Selective hydrogenation of cinnamaldehyde in supercritical CO2 over Me–CeO2 (Me = Cu, Pt, Au): Insight of the role of Me–Ce interaction

Abstract

The performance of platinum, gold and copper catalysts with low (0.1wt%) and high (2–3.8wt%) metal loadings, supported on ceria with high surface area (240m2/g), are contrasted in the hydrogenation of cinnamaldehyde. Two reaction solvents were tested: single-phase near critical CO2+isopropanol mixture and supercritical CO2, both performed at 323K and 20MPa.
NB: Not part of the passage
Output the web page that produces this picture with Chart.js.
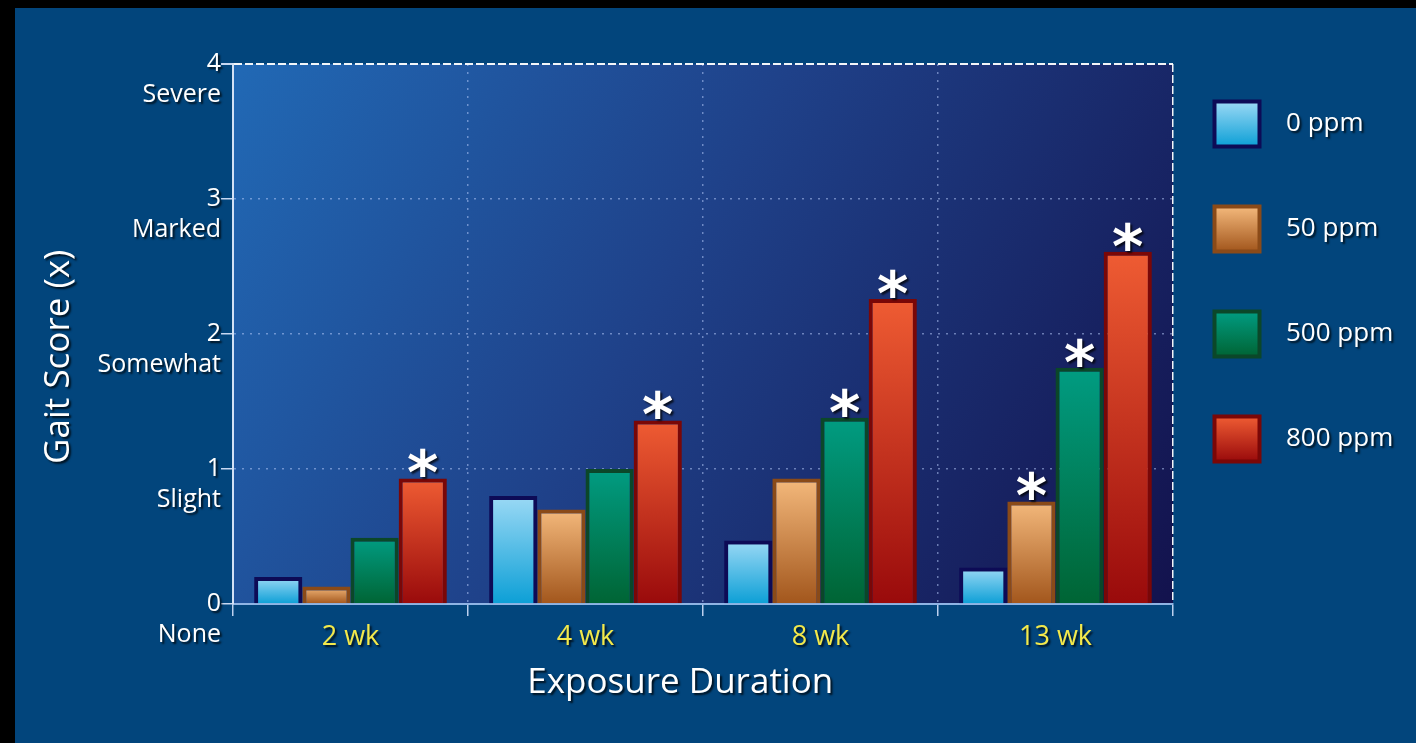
<!DOCTYPE html>
<html>
<head>
<meta charset="utf-8">
<script src="https://cdn.jsdelivr.net/npm/chart.js@4/dist/chart.umd.min.js"></script>
<style>
    html, body { margin: 0; padding: 0; background: #000; }
    .frame {
        position: absolute;
        left: 15px;
        top: 8px;
        width: 1401px;
        height: 735px;
        background: #02457c;
    }
</style>
</head>
<body>
<div class="frame"><canvas id="gait"></canvas></div>
<script>
(function () {
    "use strict";

    // Data
    const categories = ["2 wk", "4 wk", "8 wk", "13 wk"];
    const seriesNames = ["0 ppm", "50 ppm", "500 ppm", "800 ppm"];
    const ppm0 = [0.2, 0.8, 0.47, 0.27];
    const ppm50 = [0.13, 0.7, 0.93, 0.76];
    const ppm500 = [0.49, 1.0, 1.38, 1.75];
    const ppm800 = [0.93, 1.36, 2.26, 2.61];
    // asterisk = significant vs control
    const sig0 = [false, false, false, false];
    const sig50 = [false, false, false, true];
    const sig500 = [false, false, true, true];
    const sig800 = [true, true, true, true];
    const yTickNums = ["0", "1", "2", "3", "4"];
    const yTickWords = ["None", "Slight", "Somewhat", "Marked", "Severe"];

    const FONT = "'Open Sans', 'Noto Sans', sans-serif";

    // gradient stops (top, bottom) and border per series
    const fills = [
        ["#9bd9f5", "#0c9fd6"],
        ["#f4b97c", "#a2561c"],
        ["#019c82", "#006434"],
        ["#ef5c33", "#990a0b"],
    ];
    const borders = ["#0d0b56", "#8a4a18", "#0b4729", "#7a0707"];
    const sigs = [sig0, sig50, sig500, sig800];
    const values = [ppm0, ppm50, ppm500, ppm800];

    // legend placement (canvas coords)
    const LEG_X = 1199.5;
    const LEG_Y = 93.5;
    const LEG_BOX = 45;
    const LEG_PAD = 60;

    function barFill(stops) {
        return function (c) {
            const chart = c.chart;
            if (!chart.chartArea || c.dataIndex === undefined) return stops[1];
            const y = chart.scales.y;
            const top = y.getPixelForValue(c.raw);
            const bot = y.getPixelForValue(0);
            const g = chart.ctx.createLinearGradient(0, top, 0, bot);
            g.addColorStop(0, stops[0]);
            g.addColorStop(1, stops[1]);
            return g;
        };
    }

    const plotBackground = {
        id: "plotBackground",
        afterInit(chart) {
            // soft dark shadow under every piece of text
            const ctx = chart.ctx;
            const fillText = ctx.fillText;
            ctx.fillText = function () {
                this.save();
                this.shadowColor = "rgba(0, 0, 0, 0.75)";
                this.shadowOffsetX = 2;
                this.shadowOffsetY = 2;
                this.shadowBlur = 2;
                fillText.apply(this, arguments);
                this.restore();
            };
        },
        beforeLayout(chart) {
            const lg = chart.legend;
            if (lg && !lg._fixedFit) {
                const fit = lg.fit;
                lg.fit = function () {
                    fit.call(this);
                    this.width = 243;
                };
                lg._fixedFit = true;
            }
        },
        afterLayout(chart) {
            const lg = chart.legend;
            if (!lg) return;
            lg.left = LEG_X - LEG_PAD;
            lg.top = LEG_Y - LEG_PAD;
            lg.right = chart.width;
            lg.bottom = chart.height;
        },
        beforeDraw(chart) {
            const { ctx, chartArea: a } = chart;
            const g = ctx.createLinearGradient(a.left, a.top, a.right, a.bottom);
            g.addColorStop(0, "#2169b5");
            g.addColorStop(0.45, "#1f4189");
            g.addColorStop(1, "#13124d");
            ctx.save();
            ctx.fillStyle = g;
            ctx.fillRect(a.left, a.top, a.right - a.left, a.bottom - a.top);
            ctx.restore();
        },
        afterDatasetsDraw(chart) {
            const ctx = chart.ctx;
            ctx.save();
            ctx.font = "bold 60px 'DejaVu Sans', sans-serif";
            ctx.fillStyle = "#ffffff";
            ctx.textAlign = "center";
            ctx.textBaseline = "alphabetic";
            const m = ctx.measureText("*");
            sigs.forEach((flags, i) => {
                const meta = chart.getDatasetMeta(i);
                flags.forEach((on, j) => {
                    if (!on) return;
                    const bar = meta.data[j];
                    ctx.fillText("*", bar.x, bar.y - 1 - m.actualBoundingBoxDescent);
                });
            });
            ctx.restore();
        },
    };

    const ctx = document.getElementById("gait").getContext("2d");

    new Chart(ctx, {
        type: "bar",
        data: {
            labels: categories,
            datasets: values.map((v, i) => ({
                label: seriesNames[i],
                data: v,
                backgroundColor: barFill(fills[i]),
                borderColor: borders[i],
                borderWidth: 4,
                categoryPercentage: 0.82,
                barPercentage: 1,
            })),
        },
        options: {
            maintainAspectRatio: false,
            animation: false,
            layout: {
                padding: { top: 56, left: 0, right: 0, bottom: 0 },
            },
            plugins: {
                tooltip: { enabled: false },
                legend: {
                    position: "right",
                    align: "start",
                    labels: {
                        boxWidth: LEG_BOX,
                        boxHeight: LEG_BOX,
                        padding: LEG_PAD,
                        color: "#ffffff",
                        font: { family: FONT, size: 26 },
                        generateLabels(chart) {
                            return seriesNames.map((name, i) => {
                                const top = LEG_Y + i * (LEG_BOX + LEG_PAD);
                                const g = chart.ctx.createLinearGradient(0, top, 0, top + LEG_BOX);
                                g.addColorStop(0, fills[i][0]);
                                g.addColorStop(1, fills[i][1]);
                                return {
                                    text: "  " + name,
                                    fillStyle: g,
                                    strokeStyle: borders[i],
                                    lineWidth: 4,
                                    fontColor: "#ffffff",
                                    hidden: false,
                                    datasetIndex: i,
                                };
                            });
                        },
                    },
                },
            },
            scales: {
                x: {
                    offset: true,
                    afterFit(scale) {
                        scale.height = 139;
                    },
                    ticks: {
                        color: "#f3e94b",
                        font: { family: FONT, size: 27 },
                        padding: 5,
                    },
                    grid: {
                        offset: true,
                        lineWidth: 1.5,
                        tickLength: 12,
                        tickColor: "#bcd0ee",
                        color: function (c) {
                            if (c.type === "scale") return "rgba(255, 255, 255, 0.95)";
                            if (c.index === 0) return "rgba(0, 0, 0, 0)";
                            return "rgba(190, 210, 255, 0.5)";
                        },
                    },
                    border: {
                        color: "#8fb4e4",
                        width: 2,
                        dash: function (c) {
                            return c.type === "scale" ? [8, 3] : [2, 6];
                        },
                    },
                    title: {
                        display: true,
                        text: "Exposure Duration     ",
                        color: "#ffffff",
                        font: { family: FONT, size: 35 },
                        padding: { top: 0, bottom: 39 },
                    },
                },
                y: {
                    min: 0,
                    max: 4,
                    afterFit(scale) {
                        scale.width = 218;
                    },
                    ticks: {
                        stepSize: 1,
                        color: "#ffffff",
                        padding: 0,
                        font: { family: FONT, size: 25, lineHeight: 1.25 },
                        callback: function (value) {
                            return ["", yTickNums[value], yTickWords[value]];
                        },
                    },
                    grid: {
                        lineWidth: function (c) {
                            return c.tick && c.tick.value === 4 ? 2 : 1.5;
                        },
                        tickLength: 12,
                        tickColor: "#c8d8f2",
                        color: function (c) {
                            if (!c.tick) return "rgba(0, 0, 0, 0)";
                            if (c.tick.value === 4) return "rgba(255, 255, 255, 0.95)";
                            if (c.tick.value === 0) return "rgba(0, 0, 0, 0)";
                            return "rgba(190, 210, 255, 0.5)";
                        },
                    },
                    border: {
                        color: "#d3e1f5",
                        width: 2,
                        dash: function (c) {
                            return c.tick && c.tick.value === 4 ? [8, 3] : [2, 6];
                        },
                    },
                    title: {
                        display: true,
                        text: "Gait Score (x)     ",
                        color: "#ffffff",
                        font: { family: FONT, size: 35 },
                        padding: { top: 23, bottom: 0 },
                    },
                },
            },
        },
        plugins: [plotBackground],
    });
})();
</script>
</body>
</html>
Exceptionally high activities were measured under supercritical CO2 for low loaded platinum and gold catalysts, while selectivities to cinnamyl alcohol were in the range of 80–90%. The same trends, but in a lower degree, were observed for the corresponding copper sample. The catalytic pattern in near critical condition was between the ones corresponding to supercritical CO2 and classical gas–liquid, as previously reported for platinum based catalysts. The enhancement of the selectivity can be explained by a combined effect of the supercritical CO2–substrate interaction and by the adsorption of cinnamaldehyde on sites of the metal–ceria interface. Based on the TPR and XPS characterizations, it was concluded that the rise of the activity would be due to a major concentration of these active sites in the low loaded samples.